Justo cuando interpreta ‘Ella ya me olvidó` de su tocayo Favio, una madre abrazada de su esposo e hijo único, se acerca lentamente a la multitud y canta con los ojos evidentemente  hinchados de tanto llorar. Leonardo, nuestro Leonardo del centro de Santiago, se allega y canta a la familia. Termina la canción y la mamá besa las manos de su bebé que solo la observa con amor y admiración. Luego nos contarían que al día siguiente, su retoño partiría por tres años a un regimiento en el extremo sur. Allá tendría trabajo y la vida que anhelaba. Ella sólo pedía que su niño no la dejara de lado. 

Es la última del bloque romántico y viene lo que todo el mundo está esperando: un festín de 65 canciones de cumbia que termina a las 23 horas en punto. Sin peleas ni problemas. 

MÚSICA PARA OLVIDAR 

Ramón Jara es pensionado, tiene 66 años y ha compartido pista con cinco mujeres distintas en 40 minutos. Dice que desde chico es así y que tiene la chispeza en su ADN, cuando a los 14 años gozaba rancheras y corridos en Constitución. Todo eso lo dijo bailando conmigo. 

Mientras tanto, un grupo de señoras, todas felices y coloradas, se dejan llevar por el ritmo de “Le cortaron la cosa” de Armando Hernández. Se ríen fuerte. La fiesta es total. Ramón viste de chaleco, pantalón y sus zapatos relumbran de lustrados. Luce recién afeitado y huele bien. Al parecer, se engominó sutilmente el poco pelo que le queda y sus lentes brillan de vez en cuando. Un par de mujeres de unos sesenta años están sentadas en unas bancas y lo observan desde no tan lejos. Luego viene su turno. “Esto nos sirve a nosotros. Es un momento de relajo para después del trabajo. Muchos vienen con problemas de la casa y la música es buena para olvidar los problemas”, cuenta.

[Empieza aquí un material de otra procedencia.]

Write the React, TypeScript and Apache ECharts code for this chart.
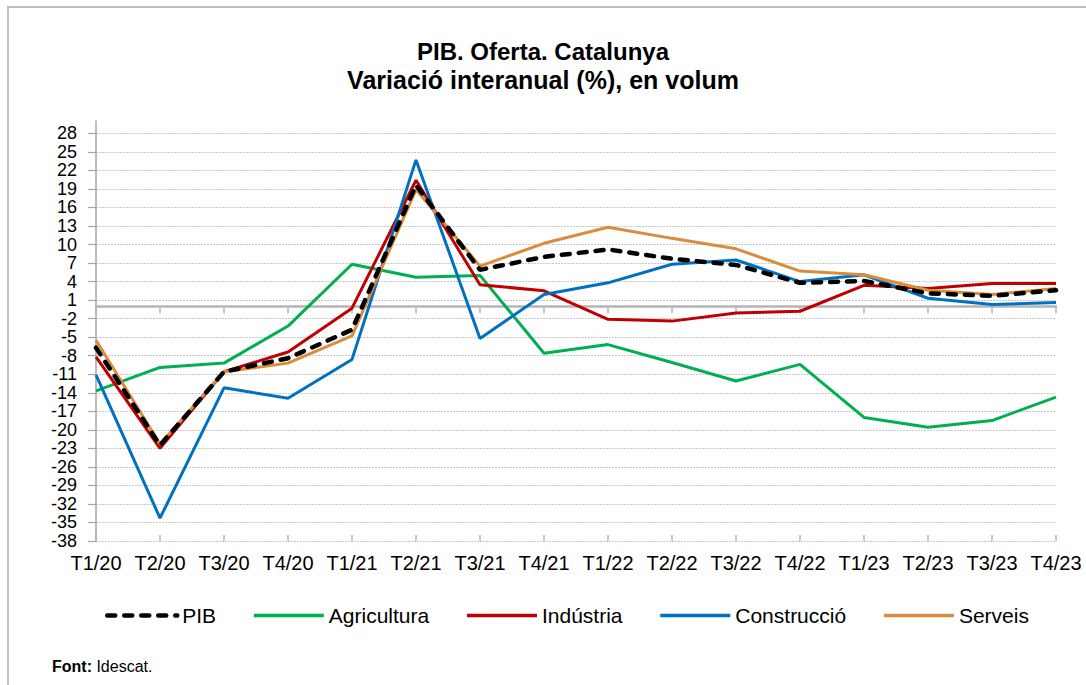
import React, { useEffect, useRef } from "react";
import * as echarts from "echarts";

const categories = [
  "T1/20", "T2/20", "T3/20", "T4/20",
  "T1/21", "T2/21", "T3/21", "T4/21",
  "T1/22", "T2/22", "T3/22", "T4/22",
  "T1/23", "T2/23", "T3/23", "T4/23",
];

const pib = [-6.7, -22.5, -10.6, -8.4, -3.8, 19.6, 5.9, 8.0, 9.2, 7.7, 6.7, 3.8, 4.1, 2.1, 1.7, 2.6];
const agricultura = [-13.7, -9.9, -9.2, -3.2, 6.8, 4.7, 5.0, -7.6, -6.2, -9.1, -12.1, -9.4, -18.0, -19.6, -18.5, -14.7];
const industria = [-8.2, -23.0, -10.6, -7.4, -0.3, 20.4, 3.5, 2.5, -2.1, -2.4, -1.1, -0.8, 3.4, 2.9, 3.7, 3.7];
const construccio = [-11.1, -34.3, -13.2, -14.9, -8.6, 23.7, -5.2, 1.9, 3.8, 6.8, 7.5, 4.0, 5.1, 1.3, 0.3, 0.6];
const serveis = [-5.5, -22.3, -10.6, -9.2, -4.8, 18.9, 6.5, 10.2, 12.8, 11.0, 9.3, 5.7, 5.1, 2.6, 1.9, 2.9];

const yTicks = [-38, -35, -32, -29, -26, -23, -20, -17, -14, -11, -8, -5, -2, 1, 4, 7, 10, 13, 16, 19, 22, 25, 28];

const FONT = "'Liberation Sans', Arial, sans-serif";
const AXIS_GRAY = "#a6a6a6";
const ZERO_GRAY = "#b4b4b4";

export default function App() {
  const ref = useRef<HTMLDivElement>(null);

  useEffect(() => {
    if (!ref.current) return;
    const chart = echarts.init(ref.current, null, { renderer: "svg" });

    const mkSeries = (name: string, data: number[], color: string, extra: any = {}) => ({
      name,
      type: "line",
      data,
      xAxisIndex: 0,
      yAxisIndex: 0,
      symbol: "none",
      showSymbol: false,
      z: 2,
      lineStyle: { color, width: 3 },
      itemStyle: { color },
      emphasis: { disabled: true },
      ...extra,
    });

    const option: any = {
      animation: false,
      backgroundColor: "#ffffff",
      textStyle: { fontFamily: FONT },
      title: {
        text: "PIB. Oferta. Catalunya",
        subtext: "Variació interanual (%), en volum",
        left: "center",
        top: 34,
        itemGap: 4,
        textStyle: { fontFamily: FONT, fontSize: 24, fontWeight: "bold", color: "#000" },
        subtextStyle: { fontFamily: FONT, fontSize: 25, fontWeight: "bold", color: "#000" },
      },
      legend: {
        data: [
          { name: "PIB", lineStyle: { width: 4.5 } },
          { name: "Agricultura", lineStyle: { width: 3.5 } },
          { name: "Indústria", lineStyle: { width: 3.5 } },
          { name: "Construcció", lineStyle: { width: 3.5 } },
          { name: "Serveis", lineStyle: { width: 3.5 } },
        ],
        left: 100,
        top: 600,
        itemWidth: 70,
        itemHeight: 14,
        itemGap: 36,
        itemStyle: { opacity: 0 },
        textStyle: { fontFamily: FONT, fontSize: 21, color: "#000" },
        selectedMode: false,
      },
      grid: { left: 96, right: 30, top: 121, bottom: 144, containLabel: false },
      xAxis: [
        {
          type: "category",
          data: categories,
          boundaryGap: false,
          position: "bottom",
          axisLine: { show: false, onZero: false },
          axisTick: { show: false },
          splitLine: { show: false },
          axisLabel: { interval: 0, fontFamily: FONT, fontSize: 20, color: "#000", margin: 12 },
        },
        {
          type: "category",
          data: categories,
          boundaryGap: false,
          position: "bottom",
          axisLine: { show: true, onZero: true, lineStyle: { color: ZERO_GRAY, width: 2.5 } },
          axisTick: { show: true, interval: 0, length: 7, lineStyle: { color: ZERO_GRAY, width: 1.5 } },
          axisLabel: { show: false },
          splitLine: { show: false },
        },
        {
          type: "category",
          data: categories,
          boundaryGap: false,
          position: "bottom",
          axisLine: { show: false, onZero: true },
          axisTick: { show: true, inside: true, interval: 0, length: 6, lineStyle: { color: ZERO_GRAY, width: 1.5 } },
          axisLabel: { show: false },
          splitLine: { show: false },
        },
      ],
      yAxis: {
        type: "value",
        min: -38,
        max: 30,
        interval: 3,
        axisLine: { show: true, lineStyle: { color: AXIS_GRAY, width: 1.5 } },
        axisTick: { show: true, length: 8, customValues: yTicks, lineStyle: { color: AXIS_GRAY, width: 1.2 } },
        axisLabel: {
          customValues: yTicks,
          showMinLabel: true,
          showMaxLabel: true,
          fontFamily: FONT,
          fontSize: 18,
          lineHeight: 18,
          color: "#000",
          margin: 19,
        },
        splitLine: {
          show: true,
          showMinLine: true,
          showMaxLine: true,
          lineStyle: { color: "#c8c8c8", width: 1, type: [2, 1] },
        },
      },
      series: [
        mkSeries("PIB", pib, "#000000", {
          z: 4,
          lineStyle: { color: "#000000", width: 4.5, type: [8, 9], cap: "round" },
        }),
        mkSeries("Agricultura", agricultura, "#00b050"),
        mkSeries("Indústria", industria, "#c00000"),
        mkSeries("Construcció", construccio, "#0070c0"),
        mkSeries("Serveis", serveis, "#d98c3b"),
      ],
      graphic: [
        {
          type: "rect",
          silent: true,
          z: -1,
          shape: { x: 8, y: 7, width: 1200, height: 800 },
          style: { fill: "none", stroke: "#bfbfbf", lineWidth: 2 },
        },
        {
          type: "text",
          left: 52,
          top: 658,
          style: {
            text: "{b|Font:} Idescat.",
            fontFamily: FONT,
            fontSize: 16,
            fill: "#000",
            rich: { b: { fontWeight: "bold", fontFamily: FONT, fontSize: 16, fill: "#000" } },
          },
        },
      ],
    };

    chart.setOption(option);
    return () => chart.dispose();
  }, []);

  return (
    <div
      ref={ref}
      style={{ position: "absolute", left: 0, top: 0, width: 1086, height: 685, background: "#fff" }}
    />
  );
}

Es uno de los más briosos con sus pasos de baile y mantiene poco contacto físico con sus bailarinas. Hasta donde la confianza entre ambos sea prudente. Ramón lleva el anillo de matrimonio en su mano izquierda pero no está con su mujer. “Ando solo porque mi señora ya no sale. Ella es hipertensa y diabética. Ella ya disfrutó su juventud y no es mucho de andar así. Ella está en la casa y yo me desordeno, pero en buena onda”, remató. 

Mercedes Bravo es oriunda de Chillán pero vive hace 16 años en Santiago. Lleva dos años sin perderse el espectáculo. Trabaja en Las Condes en una casa particular y solo tiene libres los fines de semana. Este es su escape a las preocupaciones. “Acá me vengo a relajar y bailo tranquila. No tengo ni amiguitos ni amiguitas. No me gusta la amistad porque son traicioneros todos. Me gusta mi vida solita, acá conozco gente, bailo y nada más…me quedo hasta el final y después me voy en micro. Aunque trabaje temprano vengo a ver al Leito”. La escucho y observo que sus lentes están empañados y las mejillas rosadas. Le recomiendo que se abrigue para que no se resfríe. 

La Tía Rita es una mujer de mediana estatura, siempre viste largos vestidos, tiene el pelo castaño y los ojos color miel. Sangre árabe y gitana corre por sus venas y hace cinco años vende café y té en las noches de música callejera. También es pilar fundamental del club de baile. Revela que ha encontrado dos veces el amor allí con desconocidos que llegan solos hasta el cumbiódromo. “Él me toca dos canciones españolas y ahí bailo yo. Esto es agradable y bonito. Es una entretención sana donde se reúnen los matrimonios, los extranjeros. Ven esto, van de paso, preguntan y se van quedando. Yo he conocido dos parejas bailando (…) Terminé con él hace ocho meses porque lo pillé con otra mujer, jajaja”, revela rodeada de clientes que esperan una bebida caliente.

Son las once de la noche y la música se apaga desde el parlante. Todos quieren continuar pero saben que no hay más. Santos acaba de culminar la última canción, la número 68 del repertorio, y agradece enfáticamente a los parroquianos que aún quedan. Algunos lo abrazan y otros se fotografían. Mientras tanto, Fidel ordena los cables, desmonta el equipo y deja todo en su lugar para ejecutar la operación retorno. El resto, se va a sus casas y la gran mayoría camina hacia la Alameda. “Estoy agotado pero esto me rejuvenece”, remata Leonardo. Yo, en tanto, me voy por un chop a una fuente de soda porque como cantaba Américo, me gustan las mujeres y la cervecita.